The Perseids are remnants from the comet Swift-Tuttle and are named for the constellation Perseus. Just like train tracks seem to come together at the horizon, 'shooting stars' of a meteor shower also seem to originate from a single point. In this case, they seem to emanate from the stars that make up the constellation Perseus.
a perseidf meteor

Meteors are small pieces of rock and dirt varying in size from tiny dust particles to sand grains with an occasional pebble thrown into the mix. When a comet travels through our solar system, the sun heats the comet causing some evaporation. The comet leaves behind a dust trail. When the earth's orbit travels through such a trail, the dust hits our atmosphere at a great speed causing it to burn up. Often, these meteor showers are recurrent and predictable to a certain degree. 

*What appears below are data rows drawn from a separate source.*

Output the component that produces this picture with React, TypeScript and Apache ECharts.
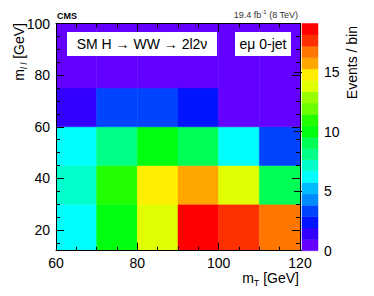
import React, { useEffect, useRef } from "react";
import * as echarts from "echarts";

// bin edges
const mtEdges = [60, 70, 80, 90, 100, 110, 120];
const mllEdges = [12, 30, 45, 60, 75, 100];

// events / bin, one array per m_ll bin (low to high), entries per m_T bin
const row12to30 = [6.5, 10.3, 13.6, 19.1, 17.6, 16.6];
const row30to45 = [7.3, 11.1, 14.9, 15.8, 13.9, 9.3];
const row45to60 = [6.3, 8.1, 10.0, 9.2, 6.4, 3.2];
const row60to75 = [1.5, 3.3, 3.4, 2.4, 0.6, 0.5];
const row75to100 = [0.4, 0.5, 0.5, 0.4, 0.3, 0.2];
const rows = [row12to30, row30to45, row45to60, row60to75, row75to100];

// colour scale
const zMin = 0;
const zMax = 19.1;
const nContours = 20;

// tick labels
const xTickLabels = [60, 80, 100, 120];
const yTickLabels = [20, 40, 60, 80, 100];
const zTickLabels = [0, 5, 10, 15];

const FONT = "Liberation Sans, Arial, Helvetica, sans-serif";

function hueToHex(h: number): string {
  const c = 1;
  const x = c * (1 - Math.abs(((h / 60) % 2) - 1));
  let r = 0, g = 0, b = 0;
  if (h < 60) { r = c; g = x; }
  else if (h < 120) { r = x; g = c; }
  else if (h < 180) { g = c; b = x; }
  else if (h < 240) { g = x; b = c; }
  else if (h < 300) { r = x; b = c; }
  else { r = c; b = x; }
  const to = (v: number) => Math.round(v * 255).toString(16).padStart(2, "0");
  return "#" + to(r) + to(g) + to(b);
}

// ROOT "pretty palette" (50 colours) sampled for 20 contours
function contourColor(k: number): string {
  const i = Math.floor(((k + 0.99) * 50) / nContours);
  if (i >= 49) return "#ff0000";
  const hue = 280 - (i + 1) * 5.6;
  return hueToHex(hue);
}

function colorForValue(z: number): string {
  const w = (zMax - zMin) / nContours;
  let k = Math.floor((z - zMin) / w);
  if (k < 0) k = 0;
  if (k > nContours - 1) k = nContours - 1;
  return contourColor(k);
}

export default function App() {
  const ref = useRef<HTMLDivElement>(null);

  useEffect(() => {
    if (!ref.current) return;
    const chart = echarts.init(ref.current, undefined, { renderer: "svg" });

    const cells: number[][] = [];
    rows.forEach((row, j) => {
      row.forEach((z, i) => {
        cells.push([mtEdges[i], mtEdges[i + 1], mllEdges[j], mllEdges[j + 1], z]);
      });
    });

    const w = (zMax - zMin) / nContours;
    const bands: number[][] = [];
    for (let k = 0; k < nContours; k++) {
      bands.push([0, 1, zMin + k * w, zMin + (k + 1) * w, k]);
    }

    const mllCats: string[] = [];
    for (let v = mllEdges[0]; v <= mllEdges[mllEdges.length - 1]; v++) mllCats.push(String(v));

    const gridTop = 23.5;
    const gridBottom = 45.3;

    const tickStyle = { color: "#000", width: 1 };

    const option: any = {
      animation: false,
      backgroundColor: "#fff",
      grid: [
        { left: 56, right: 74, top: gridTop, bottom: gridBottom, containLabel: false },
        { left: 302, width: 16, top: gridTop, bottom: gridBottom, containLabel: false },
      ],
      xAxis: [
        {
          gridIndex: 0, type: "value", position: "bottom",
          min: xTickLabels[0], max: xTickLabels[xTickLabels.length - 1], interval: 20,
          z: 10,
          axisLine: { show: true, lineStyle: tickStyle },
          axisTick: { show: true, inside: true, length: 8, lineStyle: tickStyle },
          minorTick: { show: true, splitNumber: 4, length: 4, lineStyle: tickStyle },
          axisLabel: { fontSize: 14, color: "#000", fontFamily: FONT, margin: 5 },
          splitLine: { show: false },
          minorSplitLine: { show: false },
        },
        {
          gridIndex: 0, type: "value", position: "top",
          min: xTickLabels[0], max: xTickLabels[xTickLabels.length - 1], interval: 20,
          z: 10,
          axisLine: { show: true, lineStyle: tickStyle },
          axisTick: { show: true, inside: true, length: 8, lineStyle: tickStyle },
          minorTick: { show: true, splitNumber: 4, length: 4, lineStyle: tickStyle },
          axisLabel: { show: false },
          splitLine: { show: false },
        },
        { gridIndex: 1, type: "value", min: 0, max: 1, show: false },
      ],
      yAxis: [
        {
          gridIndex: 0, type: "value", position: "left",
          min: mllEdges[0], max: mllEdges[mllEdges.length - 1],
          z: 10,
          axisLine: { show: true, lineStyle: tickStyle },
          axisTick: { show: true, inside: true, length: 8, lineStyle: tickStyle },
          axisLabel: {
            fontSize: 14, color: "#000", fontFamily: FONT, margin: 6,
            showMinLabel: false,
            formatter: (v: number) => (yTickLabels.indexOf(v) >= 0 ? String(v) : ""),
          },
          splitLine: { show: false },
        },
        {
          gridIndex: 0, type: "value", position: "right",
          min: mllEdges[0], max: mllEdges[mllEdges.length - 1],
          z: 10,
          axisLine: { show: true, lineStyle: tickStyle },
          axisTick: { show: true, inside: true, length: 8, lineStyle: tickStyle },
          axisLabel: { show: false },
          splitLine: { show: false },
        },
        {
          gridIndex: 0, type: "category", position: "left", data: mllCats, boundaryGap: false,
          z: 10,
          axisLine: { show: false },
          axisTick: {
            show: true, inside: true, length: 4, lineStyle: tickStyle,
            interval: (_i: number, v: string) => +v % 5 === 0 && +v % 20 !== 0,
          },
          axisLabel: { show: false },
          splitLine: { show: false },
        },
        {
          gridIndex: 0, type: "category", position: "right", data: mllCats, boundaryGap: false,
          z: 10,
          axisLine: { show: false },
          axisTick: {
            show: true, inside: true, length: 4, lineStyle: tickStyle,
            interval: (_i: number, v: string) => +v % 5 === 0 && +v % 20 !== 0,
          },
          axisLabel: { show: false },
          splitLine: { show: false },
        },
        {
          gridIndex: 1, type: "value", position: "right",
          min: zMin, max: zMax, interval: 5,
          z: 10,
          axisLine: { show: false },
          axisTick: { show: true, inside: true, length: 8, lineStyle: tickStyle },
          axisLabel: {
            fontSize: 14, color: "#000", fontFamily: FONT, margin: 6,
            showMaxLabel: false,
            formatter: (v: number) => (zTickLabels.indexOf(v) >= 0 ? String(v) : ""),
          },
          splitLine: { show: false },
        },
      ],
      series: [
        {
          type: "custom",
          xAxisIndex: 0,
          yAxisIndex: 0,
          data: cells,
          encode: { x: [0, 1], y: [2, 3] },
          clip: true,
          renderItem: (_p: any, api: any) => {
            const p0 = api.coord([api.value(0), api.value(2)]);
            const p1 = api.coord([api.value(1), api.value(3)]);
            const c = colorForValue(api.value(4));
            return {
              type: "rect",
              shape: { x: p0[0], y: p1[1], width: p1[0] - p0[0], height: p0[1] - p1[1] },
              style: { fill: c, stroke: c, lineWidth: 0.5 },
            };
          },
        },
        {
          type: "custom",
          xAxisIndex: 2,
          yAxisIndex: 4,
          data: bands,
          encode: { x: [0, 1], y: [2, 3] },
          renderItem: (_p: any, api: any) => {
            const p0 = api.coord([api.value(0), api.value(2)]);
            const p1 = api.coord([api.value(1), api.value(3)]);
            const c = contourColor(api.value(4));
            return {
              type: "rect",
              shape: { x: p0[0], y: p1[1], width: p1[0] - p0[0], height: p0[1] - p1[1] },
              style: { fill: c, stroke: c, lineWidth: 0.5 },
            };
          },
        },
      ],
      graphic: [
        {
          type: "text", x: 57, y: 16, z: 20,
          style: {
            text: "CMS", fontSize: 9, fontWeight: "bold", fontFamily: FONT, fill: "#000",
            align: "left", textAlign: "left", verticalAlign: "middle", textVerticalAlign: "middle",
          },
        },
        {
          type: "text", x: 298, y: 15, z: 20,
          style: {
            text: "{a|19.4 fb}{s|-1}{a| (8 TeV)}",
            fontFamily: FONT, fill: "#333",
            align: "right", textAlign: "right", verticalAlign: "middle", textVerticalAlign: "middle",
            rich: {
              a: { fontSize: 9, lineHeight: 12, fontFamily: FONT, fill: "#333" },
              s: { fontSize: 6, lineHeight: 6, verticalAlign: "top", fontFamily: FONT, fill: "#333" },
            },
          },
        },
        {
          type: "rect", z: 20,
          shape: { x: 67, y: 32, width: 150, height: 24 },
          style: { fill: "#fff" },
        },
        {
          type: "text", x: 142, y: 44, z: 21,
          style: {
            text: "SM H \u2192 WW \u2192 2l2\u03bd", fontSize: 14, fontFamily: FONT, fill: "#000",
            align: "center", textAlign: "center", verticalAlign: "middle", textVerticalAlign: "middle",
          },
        },
        {
          type: "rect", z: 20,
          shape: { x: 235, y: 32, width: 56, height: 24 },
          style: { fill: "#fff" },
        },
        {
          type: "text", x: 263, y: 44, z: 21,
          style: {
            text: "e\u03bc 0-jet", fontSize: 14, fontFamily: FONT, fill: "#000",
            align: "center", textAlign: "center", verticalAlign: "middle", textVerticalAlign: "middle",
          },
        },
        {
          type: "text", x: 299, y: 278, z: 20,
          style: {
            text: "{a|m}{s|T}{a| [GeV]}",
            fontFamily: FONT, fill: "#000",
            align: "right", textAlign: "right", verticalAlign: "middle", textVerticalAlign: "middle",
            rich: {
              a: { fontSize: 14, lineHeight: 18, fontFamily: FONT, fill: "#000" },
              s: { fontSize: 9, lineHeight: 9, verticalAlign: "bottom", fontFamily: FONT, fill: "#000" },
            },
          },
        },
        {
          type: "text", x: 19, y: 23, z: 20, rotation: Math.PI / 2,
          style: {
            text: "{a|m}{s|l l}{a| [GeV]}",
            fontFamily: FONT, fill: "#000",
            align: "right", textAlign: "right", verticalAlign: "middle", textVerticalAlign: "middle",
            rich: {
              a: { fontSize: 14, lineHeight: 18, fontFamily: FONT, fill: "#000" },
              s: { fontSize: 9, lineHeight: 9, verticalAlign: "bottom", fontStyle: "italic", fontFamily: FONT, fill: "#000" },
            },
          },
        },
        {
          type: "text", x: 352, y: 26, z: 20, rotation: Math.PI / 2,
          style: {
            text: "Events / bin", fontSize: 14, fontFamily: FONT, fill: "#000",
            align: "right", textAlign: "right", verticalAlign: "middle", textVerticalAlign: "middle",
          },
        },
      ],
    };

    chart.setOption(option);
    return () => chart.dispose();
  }, []);

  return (
    <div
      ref={ref}
      style={{ position: "fixed", left: 0, top: 0, width: 374, height: 296, background: "#fff" }}
    />
  );
}
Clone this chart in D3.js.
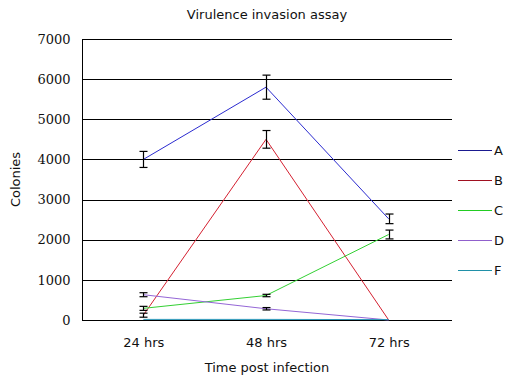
<!DOCTYPE html>
<html><head><meta charset="utf-8">
<script src="https://cdn.jsdelivr.net/npm/d3@7"></script>
<style>body{margin:0;background:#fff}svg{display:block}</style>
</head><body>
<svg id="chart" width="515" height="387"></svg>
<script>
const categories = ["24 hrs", "48 hrs", "72 hrs"];
const yTicks = [0, 1000, 2000, 3000, 4000, 5000, 6000, 7000];
const seriesNames = ["A", "B", "C", "D", "F"];
const valuesA = [4000, 5800, 2520];
const valuesB = [120, 4500, 0];
const valuesC = [290, 610, 2130];
const valuesD = [630, 280, 0];
const valuesF = [15, 15, 10];
const errorsA = [200, 300, 120];
const errorsB = [50, 220, 0];
const errorsC = [50, 30, 110];
const errorsD = [50, 30, 0];
const errorsF = [0, 0, 0];
const colors = ["#2b2bd0", "#d42030", "#33d033", "#9466d6", "#2a96b8"];
const legendColors = ["#1a1a90", "#a01020", "#22cc22", "#9060cc", "#2090a8"];

const series = [
  {name: "A", values: valuesA, errors: errorsA},
  {name: "B", values: valuesB, errors: errorsB},
  {name: "C", values: valuesC, errors: errorsC},
  {name: "D", values: valuesD, errors: errorsD},
  {name: "F", values: valuesF, errors: errorsF}
];

const svg = d3.select("#chart");
const pLeft = 82, pRight = 452, pTop = 39, pBottom = 320;

const x = d3.scalePoint().domain(categories).range([pLeft, pRight - 2]).padding(0.5);
const y = d3.scaleLinear().domain([0, 7000]).range([pBottom, pTop]);
const py = v => Math.round(y(v)) + 0.5;

// title
svg.append("text").attr("x", (pLeft + pRight) / 2).attr("y", 19)
  .attr("text-anchor", "middle").attr("font-family", "DejaVu Sans")
  .attr("font-size", 13).attr("fill", "#111").text("Virulence invasion assay");

// gridlines
svg.append("g").selectAll("line").data(yTicks).join("line")
  .attr("x1", pLeft).attr("x2", pRight)
  .attr("y1", d => py(d)).attr("y2", d => py(d))
  .attr("stroke", "#000").attr("stroke-width", 1);

// y axis
const yAxis = d3.axisLeft(y).tickValues(yTicks).tickSize(0).tickPadding(12).tickFormat(d3.format("d"));
const gy = svg.append("g").attr("transform", `translate(${pLeft + 0.5},0)`).call(yAxis);
gy.select(".domain").attr("stroke", "#000").attr("d", `M0,${py(7000)}V${py(0)}`);
gy.selectAll("text").attr("font-family", "DejaVu Serif").attr("font-size", 13).attr("fill", "#111");

// x axis
const xAxis = d3.axisBottom(x).tickSize(0).tickPadding(17);
const gx = svg.append("g").attr("transform", `translate(0,${py(0)})`).call(xAxis);
gx.select(".domain").remove();
gx.selectAll("text").attr("font-family", "DejaVu Sans").attr("font-size", 13).attr("fill", "#111");

// axis titles
svg.append("text").attr("x", (pLeft + pRight) / 2).attr("y", 372)
  .attr("text-anchor", "middle").attr("font-family", "DejaVu Sans")
  .attr("font-size", 13).attr("fill", "#111").text("Time post infection");
svg.append("text").attr("transform", `translate(20,${(pTop + pBottom) / 2}) rotate(-90)`)
  .attr("text-anchor", "middle").attr("font-family", "DejaVu Sans")
  .attr("font-size", 13).attr("fill", "#111").text("Colonies");

// lines
const line = d3.line().x((d, i) => x(categories[i])).y(d => y(d));
svg.append("g").selectAll("path").data(series).join("path")
  .attr("d", s => line(s.values)).attr("fill", "none")
  .attr("stroke", (s, i) => colors[i]).attr("stroke-width", 1);

// error bars
const eg = svg.append("g").attr("stroke", "#000").attr("stroke-width", 1.2);
series.forEach(s => {
  s.values.forEach((v, i) => {
    const e = s.errors[i];
    if (!e) return;
    const cx = Math.round(x(categories[i])) + 0.5;
    const y1 = y(v + e), y2 = y(v - e);
    eg.append("line").attr("x1", cx).attr("x2", cx).attr("y1", y1).attr("y2", y2);
    eg.append("line").attr("x1", cx - 4).attr("x2", cx + 4).attr("y1", y1).attr("y2", y1);
    eg.append("line").attr("x1", cx - 4).attr("x2", cx + 4).attr("y1", y2).attr("y2", y2);
  });
});

// legend
const lg = svg.append("g").selectAll("g").data(seriesNames).join("g")
  .attr("transform", (d, i) => `translate(458,${150 + i * 30})`);
lg.append("line").attr("x1", 0).attr("x2", 34).attr("y1", 0.5).attr("y2", 0.5)
  .attr("stroke", (d, i) => legendColors[i]).attr("stroke-width", 1);
lg.append("text").attr("x", 36).attr("y", 5).attr("font-family", "DejaVu Sans")
  .attr("font-size", 13).attr("fill", "#111").text(d => d);
</script>
</body></html>
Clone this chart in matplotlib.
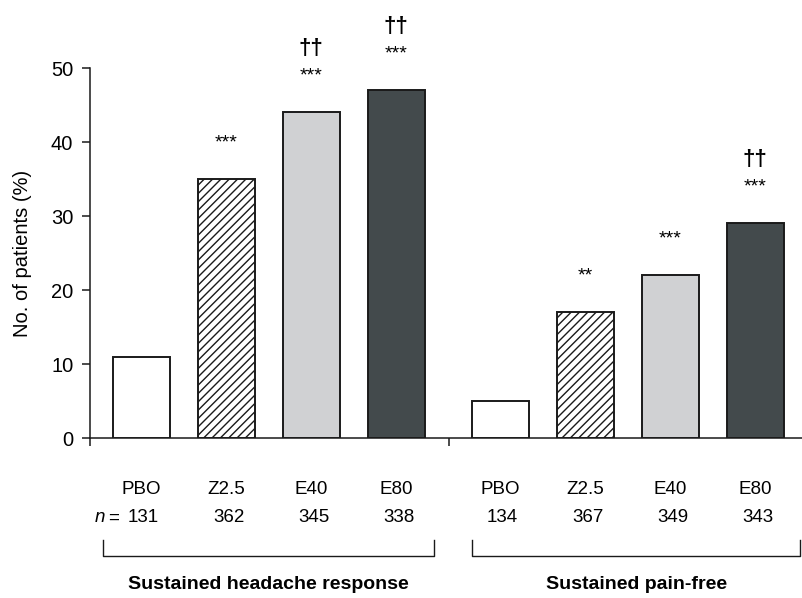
import matplotlib.pyplot as plt
import matplotlib.transforms as mtransforms

plt.rcParams['font.family'] = ['Liberation Sans', 'DejaVu Sans']
plt.rcParams['hatch.linewidth'] = 1.0

# values (%) per group
groups = ["Sustained headache response", "Sustained pain-free"]
treatments = ["PBO", "Z2.5", "E40", "E80"]
headache_pct = [11, 35, 44, 47]
painfree_pct = [5, 17, 22, 29]
headache_n = [131, 362, 345, 338]
painfree_n = [134, 367, 349, 343]
headache_stars = ["", "***", "***", "***"]
painfree_stars = ["", "**", "***", "***"]
headache_dagger = ["", "", "\u2020\u2020", "\u2020\u2020"]
painfree_dagger = ["", "", "", "\u2020\u2020"]

fills = ["white", "white", "#d0d1d3", "#434a4c"]
hatches = [None, "////", None, None]

gap = 1.22
xpos = [0, 1, 2, 3] + [3 + gap + i for i in range(4)]
values = headache_pct + painfree_pct
counts = headache_n + painfree_n
stars = headache_stars + painfree_stars
daggers = headache_dagger + painfree_dagger

fig = plt.figure(figsize=(8.02, 5.98), dpi=100)
ax = fig.add_axes([90 / 802, 1 - 438 / 598, 1 - 90 / 802, 370 / 598])

for i, (x, v) in enumerate(zip(xpos, values)):
    ax.bar(x, v, width=0.67, color=fills[i % 4], hatch=hatches[i % 4],
           edgecolor="#1a1a1a", linewidth=1.4, zorder=3)
    if stars[i]:
        ax.text(x, v + 4.9, stars[i], ha="center", va="center",
                fontsize=14, clip_on=False)
    if daggers[i]:
        ax.text(x, v + 8.6, daggers[i], ha="center", va="center",
                fontsize=16, fontweight="bold", clip_on=False)

ax.set_xlim(-0.6, 7.77)
ax.set_ylim(0, 50)
ax.set_yticks([0, 10, 20, 30, 40, 50])
ax.set_xticks([-0.6, 3 + 0.62])
ax.set_xticklabels([])
ax.tick_params(axis="both", direction="out", length=6, width=1.1,
               labelsize=14.5, color="#1a1a1a")
ax.tick_params(axis="y", pad=6)
for s in ["top", "right"]:
    ax.spines[s].set_visible(False)
for s in ["left", "bottom"]:
    ax.spines[s].set_linewidth(1.1)
    ax.spines[s].set_color("#1a1a1a")
ax.set_ylabel("No. of patients (%)", fontsize=14.5, labelpad=14)

trans = mtransforms.blended_transform_factory(ax.transData, ax.transAxes)

# treatment names and group sizes under the axis
for i, x in enumerate(xpos):
    ax.text(x, -0.14, treatments[i % 4], transform=trans, ha="center",
            va="center", fontsize=13.5)
    ax.text(x + 0.03, -0.216, str(counts[i]), transform=trans, ha="center",
            va="center", fontsize=13.5)
ax.text(-0.26, -0.216, "=", transform=trans, ha="right", va="center",
        fontsize=13.5)
ax.text(-0.42, -0.216, "n", transform=trans, ha="right", va="center",
        fontsize=13.5, style="italic")

# brackets and group titles
for g, (left, right) in enumerate([(-0.45, 3.44), (3.89, 7.75)]):
    ax.plot([left, left, right, right], [-0.275, -0.319, -0.319, -0.275],
            transform=trans, color="#1a1a1a", linewidth=1.0, clip_on=False)
    ax.text((left + right) / 2, -0.397, groups[g], transform=trans,
            ha="center", va="center", fontsize=14, fontweight="bold")

fig.savefig("out.png", dpi=100)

The Perseid meteor shower is an annual event but the intensity of this year's shower (how many shooting stars per hour) is uncertain. Under a dark sky, 60 - 100 per hour is typical for this shower. However, there are indications this year's Perseids might be a lot better (say 300 an hour). There is always a tiny chance for a spectacular event with 1000's or more per hour, but don't count on it! 

The moon cooperates nicely this year for the Perseid Meteor shower. Although the moon is a fat waxing gibeous, it is far to the south and will set early enough to have several hours of good observing before the Sun rises. If the sky is clear and you are away from city lights, conditions should be ideal for observing. The darker the spot you can find the better. Also, make certain you have a clear view of (especially) the North-North Eastern sky.

Unfortunately, for most, the best time to observe meteor showers is very early in the morning with the peak around 3 a.m. But with meteor showers things are always uncertain, and you might catch a terrific show before midnight. 

Wednesday, June 25, 2008

I Scream, You Scream. . .

We all scream for ICE CREAM!! And here's a great way to satisfy your sweet tooth and help a good cause. . .

On Thursday, June 26, from 6-9 p.m., Ben & Jerry's in Westlake will be donating 25 percent of its proceeds to the Austin Valkyrie's Women's Rugby Club. The money will be used to help the team with uniforms, transportation and gear for the next season. Members of the team will be at Ben & Jerry's Thursday night to thank you for your support!

It's not every day that you'll have a chiropractor suggesting that you ice cream, but I love Austin, my wife loves ice cream, and we both love anything that gets people on their feet and moving around like rugby.  Giving to a good cause has never been so delicious!